REQUIRED TASK
Transcribe the lines below verbatim, skipping the images.

>> start

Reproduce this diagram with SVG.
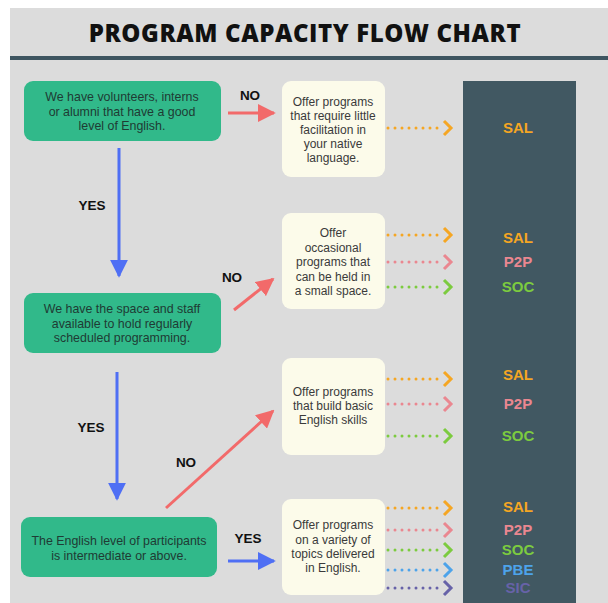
<svg xmlns="http://www.w3.org/2000/svg" width="608" height="603" viewBox="0 0 608 603">
<defs>
<style>
.dec{fill:#31b98a}
.dt{font-family:"Liberation Sans",Arial,sans-serif;font-size:12.4px;fill:#1f3b34;text-anchor:middle}
.out{fill:#fcfbea}
.ot{font-family:"Liberation Sans",Arial,sans-serif;font-size:12px;fill:#3a3a3a;text-anchor:middle}
.lbl{font-family:"Liberation Sans",Arial,sans-serif;font-weight:bold;font-size:13.5px;fill:#111;text-anchor:middle}
.code{font-family:"Liberation Sans",Arial,sans-serif;font-weight:bold;font-size:15px;text-anchor:middle}
.dots{fill:none;stroke-width:3;stroke-linecap:round;stroke-dasharray:0 7}
.chev{fill:none;stroke-width:3;stroke-linejoin:miter;stroke-linecap:butt}
.blue{stroke:#4f6ff4;stroke-width:3;fill:none}
.red{stroke:#f26a6a;stroke-width:3;fill:none}
</style>
<marker id="ab" viewBox="0 0 10 10" refX="9" refY="5" markerWidth="6" markerHeight="6" markerUnits="strokeWidth" orient="auto"><path d="M0,0 L10,5 L0,10 z" fill="#4f6ff4"/></marker>
<marker id="ar" viewBox="0 0 10 10" refX="9" refY="5" markerWidth="6" markerHeight="6" markerUnits="strokeWidth" orient="auto"><path d="M0,0 L10,5 L0,10 z" fill="#f26a6a"/></marker>
</defs>
<rect x="0" y="0" width="608" height="603" fill="#ffffff"/>
<rect x="10" y="8" width="598" height="595" fill="#dcdcdc"/>
<text x="305" y="42" font-family="'Open Sans','Liberation Sans',sans-serif" font-weight="800" font-size="24" letter-spacing="0.6" fill="#111" text-anchor="middle">PROGRAM CAPACITY FLOW CHART</text>
<rect x="10" y="56" width="598" height="4" fill="#3e5560"/>
<rect id="column" x="463" y="81" width="113" height="522" fill="#415862"/>

<g id="d1"><rect class="dec" x="24" y="81" width="197" height="60" rx="9"/>
<text class="dt" x="122" y="101">We have volunteers, interns</text>
<text class="dt" x="122" y="115.5">or alumni that have a good</text>
<text class="dt" x="122" y="130">level of English.</text></g>
<g id="d2"><rect class="dec" x="24" y="293" width="197" height="60" rx="9"/>
<text class="dt" x="122" y="313">We have the space and staff</text>
<text class="dt" x="122" y="327.5">available to hold regularly</text>
<text class="dt" x="122" y="342">scheduled programming.</text></g>
<g id="d3"><rect class="dec" x="21" y="517" width="196" height="60" rx="9"/>
<text class="dt" x="119" y="545">The English level of participants</text>
<text class="dt" x="119" y="559.5">is intermediate or above.</text></g>

<g id="o1"><rect class="out" x="282" y="81" width="103" height="96" rx="9"/>
<text class="ot" x="333" y="106">Offer programs</text>
<text class="ot" x="333" y="120">that require little</text>
<text class="ot" x="333" y="134">facilitation in</text>
<text class="ot" x="333" y="148">your native</text>
<text class="ot" x="333" y="162">language.</text></g>
<g id="o2"><rect class="out" x="282" y="213" width="103" height="96" rx="9"/>
<text class="ot" x="333" y="237">Offer</text>
<text class="ot" x="333" y="251.5">occasional</text>
<text class="ot" x="333" y="266">programs that</text>
<text class="ot" x="333" y="280.5">can be held in</text>
<text class="ot" x="333" y="295">a small space.</text></g>
<g id="o3"><rect class="out" x="282" y="358" width="103" height="97" rx="9"/>
<text class="ot" x="333" y="396">Offer programs</text>
<text class="ot" x="333" y="410">that build basic</text>
<text class="ot" x="333" y="424">English skills</text></g>
<g id="o4"><rect class="out" x="282" y="499" width="103" height="96" rx="9"/>
<text class="ot" x="333" y="529">Offer programs</text>
<text class="ot" x="333" y="543.5">on a variety of</text>
<text class="ot" x="333" y="558">topics delivered</text>
<text class="ot" x="333" y="572">in English.</text></g>

<g id="connectors">
<line class="blue" x1="119" y1="148" x2="119" y2="276" marker-end="url(#ab)"/>
<line class="blue" x1="117" y1="372" x2="117" y2="499" marker-end="url(#ab)"/>
<line class="blue" x1="228" y1="561" x2="274" y2="561" marker-end="url(#ab)"/>
<line class="red" x1="228" y1="113" x2="274" y2="113" marker-end="url(#ar)"/>
<line class="red" x1="234" y1="310" x2="273" y2="279" marker-end="url(#ar)"/>
<line class="red" x1="166" y1="508" x2="273" y2="411" marker-end="url(#ar)"/>
<text class="lbl" x="92" y="210">YES</text>
<text class="lbl" x="91" y="432">YES</text>
<text class="lbl" x="248" y="543">YES</text>
<text class="lbl" x="250" y="100">NO</text>
<text class="lbl" x="232" y="282">NO</text>
<text class="lbl" x="186" y="467">NO</text>

<g stroke="#f5a623"><path class="dots" d="M388,128 H442"/><path class="chev" d="M444,121 L451,128 L444,135"/></g>
<g stroke="#f5a623"><path class="dots" d="M388,235 H442"/><path class="chev" d="M444,228 L451,235 L444,242"/></g>
<g stroke="#ea8790"><path class="dots" d="M388,262 H442"/><path class="chev" d="M444,255 L451,262 L444,269"/></g>
<g stroke="#7ccb3f"><path class="dots" d="M388,287 H442"/><path class="chev" d="M444,280 L451,287 L444,294"/></g>
<g stroke="#f5a623"><path class="dots" d="M388,379 H442"/><path class="chev" d="M444,372 L451,379 L444,386"/></g>
<g stroke="#ea8790"><path class="dots" d="M388,404 H442"/><path class="chev" d="M444,397 L451,404 L444,411"/></g>
<g stroke="#7ccb3f"><path class="dots" d="M388,436 H442"/><path class="chev" d="M444,429 L451,436 L444,443"/></g>
<g stroke="#f5a623"><path class="dots" d="M388,508 H442"/><path class="chev" d="M444,501 L451,508 L444,515"/></g>
<g stroke="#ea8790"><path class="dots" d="M388,530 H442"/><path class="chev" d="M444,523 L451,530 L444,537"/></g>
<g stroke="#7ccb3f"><path class="dots" d="M388,550 H442"/><path class="chev" d="M444,543 L451,550 L444,557"/></g>
<g stroke="#4da3ea"><path class="dots" d="M388,570 H442"/><path class="chev" d="M444,563 L451,570 L444,577"/></g>
<g stroke="#6762a8"><path class="dots" d="M388,588 H442"/><path class="chev" d="M444,581 L451,588 L444,595"/></g>
</g>

<g id="codes">
<text class="code" x="518" y="133" fill="#f5a623">SAL</text>
<text class="code" x="518" y="243" fill="#f5a623">SAL</text>
<text class="code" x="518" y="267" fill="#ea8790">P2P</text>
<text class="code" x="518" y="292" fill="#7ccb3f">SOC</text>
<text class="code" x="518" y="380" fill="#f5a623">SAL</text>
<text class="code" x="518" y="409" fill="#ea8790">P2P</text>
<text class="code" x="518" y="441" fill="#7ccb3f">SOC</text>
<text class="code" x="518" y="512" fill="#f5a623">SAL</text>
<text class="code" x="518" y="535" fill="#ea8790">P2P</text>
<text class="code" x="518" y="555" fill="#7ccb3f">SOC</text>
<text class="code" x="518" y="575" fill="#4da3ea">PBE</text>
<text class="code" x="518" y="593" fill="#6762a8">SIC</text>
</g>
</svg>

>> end

EXERCISE OUTPUT
Reproduce this diagram with SVG.
<svg xmlns="http://www.w3.org/2000/svg" width="608" height="603" viewBox="0 0 608 603">
<defs>
<style>
.dec{fill:#31b98a}
.dt{font-family:"Liberation Sans",Arial,sans-serif;font-size:12.4px;fill:#1f3b34;text-anchor:middle}
.out{fill:#fcfbea}
.ot{font-family:"Liberation Sans",Arial,sans-serif;font-size:12px;fill:#3a3a3a;text-anchor:middle}
.lbl{font-family:"Liberation Sans",Arial,sans-serif;font-weight:bold;font-size:13.5px;fill:#111;text-anchor:middle}
.code{font-family:"Liberation Sans",Arial,sans-serif;font-weight:bold;font-size:15px;text-anchor:middle}
.dots{fill:none;stroke-width:3;stroke-linecap:round;stroke-dasharray:0 7}
.chev{fill:none;stroke-width:3;stroke-linejoin:miter;stroke-linecap:butt}
.blue{stroke:#4f6ff4;stroke-width:3;fill:none}
.red{stroke:#f26a6a;stroke-width:3;fill:none}
</style>
<marker id="ab" viewBox="0 0 10 10" refX="9" refY="5" markerWidth="6" markerHeight="6" markerUnits="strokeWidth" orient="auto"><path d="M0,0 L10,5 L0,10 z" fill="#4f6ff4"/></marker>
<marker id="ar" viewBox="0 0 10 10" refX="9" refY="5" markerWidth="6" markerHeight="6" markerUnits="strokeWidth" orient="auto"><path d="M0,0 L10,5 L0,10 z" fill="#f26a6a"/></marker>
</defs>
<rect x="0" y="0" width="608" height="603" fill="#ffffff"/>
<rect x="10" y="8" width="598" height="595" fill="#dcdcdc"/>
<text x="305" y="42" font-family="'Open Sans','Liberation Sans',sans-serif" font-weight="800" font-size="24" letter-spacing="0.6" fill="#111" text-anchor="middle">PROGRAM CAPACITY FLOW CHART</text>
<rect x="10" y="56" width="598" height="4" fill="#3e5560"/>
<rect id="column" x="463" y="81" width="113" height="522" fill="#415862"/>

<g id="d1"><rect class="dec" x="24" y="81" width="197" height="60" rx="9"/>
<text class="dt" x="122" y="101">We have volunteers, interns</text>
<text class="dt" x="122" y="115.5">or alumni that have a good</text>
<text class="dt" x="122" y="130">level of English.</text></g>
<g id="d2"><rect class="dec" x="24" y="293" width="197" height="60" rx="9"/>
<text class="dt" x="122" y="313">We have the space and staff</text>
<text class="dt" x="122" y="327.5">available to hold regularly</text>
<text class="dt" x="122" y="342">scheduled programming.</text></g>
<g id="d3"><rect class="dec" x="21" y="517" width="196" height="60" rx="9"/>
<text class="dt" x="119" y="545">The English level of participants</text>
<text class="dt" x="119" y="559.5">is intermediate or above.</text></g>

<g id="o1"><rect class="out" x="282" y="81" width="103" height="96" rx="9"/>
<text class="ot" x="333" y="106">Offer programs</text>
<text class="ot" x="333" y="120">that require little</text>
<text class="ot" x="333" y="134">facilitation in</text>
<text class="ot" x="333" y="148">your native</text>
<text class="ot" x="333" y="162">language.</text></g>
<g id="o2"><rect class="out" x="282" y="213" width="103" height="96" rx="9"/>
<text class="ot" x="333" y="237">Offer</text>
<text class="ot" x="333" y="251.5">occasional</text>
<text class="ot" x="333" y="266">programs that</text>
<text class="ot" x="333" y="280.5">can be held in</text>
<text class="ot" x="333" y="295">a small space.</text></g>
<g id="o3"><rect class="out" x="282" y="358" width="103" height="97" rx="9"/>
<text class="ot" x="333" y="396">Offer programs</text>
<text class="ot" x="333" y="410">that build basic</text>
<text class="ot" x="333" y="424">English skills</text></g>
<g id="o4"><rect class="out" x="282" y="499" width="103" height="96" rx="9"/>
<text class="ot" x="333" y="529">Offer programs</text>
<text class="ot" x="333" y="543.5">on a variety of</text>
<text class="ot" x="333" y="558">topics delivered</text>
<text class="ot" x="333" y="572">in English.</text></g>

<g id="connectors">
<line class="blue" x1="119" y1="148" x2="119" y2="276" marker-end="url(#ab)"/>
<line class="blue" x1="117" y1="372" x2="117" y2="499" marker-end="url(#ab)"/>
<line class="blue" x1="228" y1="561" x2="274" y2="561" marker-end="url(#ab)"/>
<line class="red" x1="228" y1="113" x2="274" y2="113" marker-end="url(#ar)"/>
<line class="red" x1="234" y1="310" x2="273" y2="279" marker-end="url(#ar)"/>
<line class="red" x1="166" y1="508" x2="273" y2="411" marker-end="url(#ar)"/>
<text class="lbl" x="92" y="210">YES</text>
<text class="lbl" x="91" y="432">YES</text>
<text class="lbl" x="248" y="543">YES</text>
<text class="lbl" x="250" y="100">NO</text>
<text class="lbl" x="232" y="282">NO</text>
<text class="lbl" x="186" y="467">NO</text>

<g stroke="#f5a623"><path class="dots" d="M388,128 H442"/><path class="chev" d="M444,121 L451,128 L444,135"/></g>
<g stroke="#f5a623"><path class="dots" d="M388,235 H442"/><path class="chev" d="M444,228 L451,235 L444,242"/></g>
<g stroke="#ea8790"><path class="dots" d="M388,262 H442"/><path class="chev" d="M444,255 L451,262 L444,269"/></g>
<g stroke="#7ccb3f"><path class="dots" d="M388,287 H442"/><path class="chev" d="M444,280 L451,287 L444,294"/></g>
<g stroke="#f5a623"><path class="dots" d="M388,379 H442"/><path class="chev" d="M444,372 L451,379 L444,386"/></g>
<g stroke="#ea8790"><path class="dots" d="M388,404 H442"/><path class="chev" d="M444,397 L451,404 L444,411"/></g>
<g stroke="#7ccb3f"><path class="dots" d="M388,436 H442"/><path class="chev" d="M444,429 L451,436 L444,443"/></g>
<g stroke="#f5a623"><path class="dots" d="M388,508 H442"/><path class="chev" d="M444,501 L451,508 L444,515"/></g>
<g stroke="#ea8790"><path class="dots" d="M388,530 H442"/><path class="chev" d="M444,523 L451,530 L444,537"/></g>
<g stroke="#7ccb3f"><path class="dots" d="M388,550 H442"/><path class="chev" d="M444,543 L451,550 L444,557"/></g>
<g stroke="#4da3ea"><path class="dots" d="M388,570 H442"/><path class="chev" d="M444,563 L451,570 L444,577"/></g>
<g stroke="#6762a8"><path class="dots" d="M388,588 H442"/><path class="chev" d="M444,581 L451,588 L444,595"/></g>
</g>

<g id="codes">
<text class="code" x="518" y="133" fill="#f5a623">SAL</text>
<text class="code" x="518" y="243" fill="#f5a623">SAL</text>
<text class="code" x="518" y="267" fill="#ea8790">P2P</text>
<text class="code" x="518" y="292" fill="#7ccb3f">SOC</text>
<text class="code" x="518" y="380" fill="#f5a623">SAL</text>
<text class="code" x="518" y="409" fill="#ea8790">P2P</text>
<text class="code" x="518" y="441" fill="#7ccb3f">SOC</text>
<text class="code" x="518" y="512" fill="#f5a623">SAL</text>
<text class="code" x="518" y="535" fill="#ea8790">P2P</text>
<text class="code" x="518" y="555" fill="#7ccb3f">SOC</text>
<text class="code" x="518" y="575" fill="#4da3ea">PBE</text>
<text class="code" x="518" y="593" fill="#6762a8">SIC</text>
</g>
</svg>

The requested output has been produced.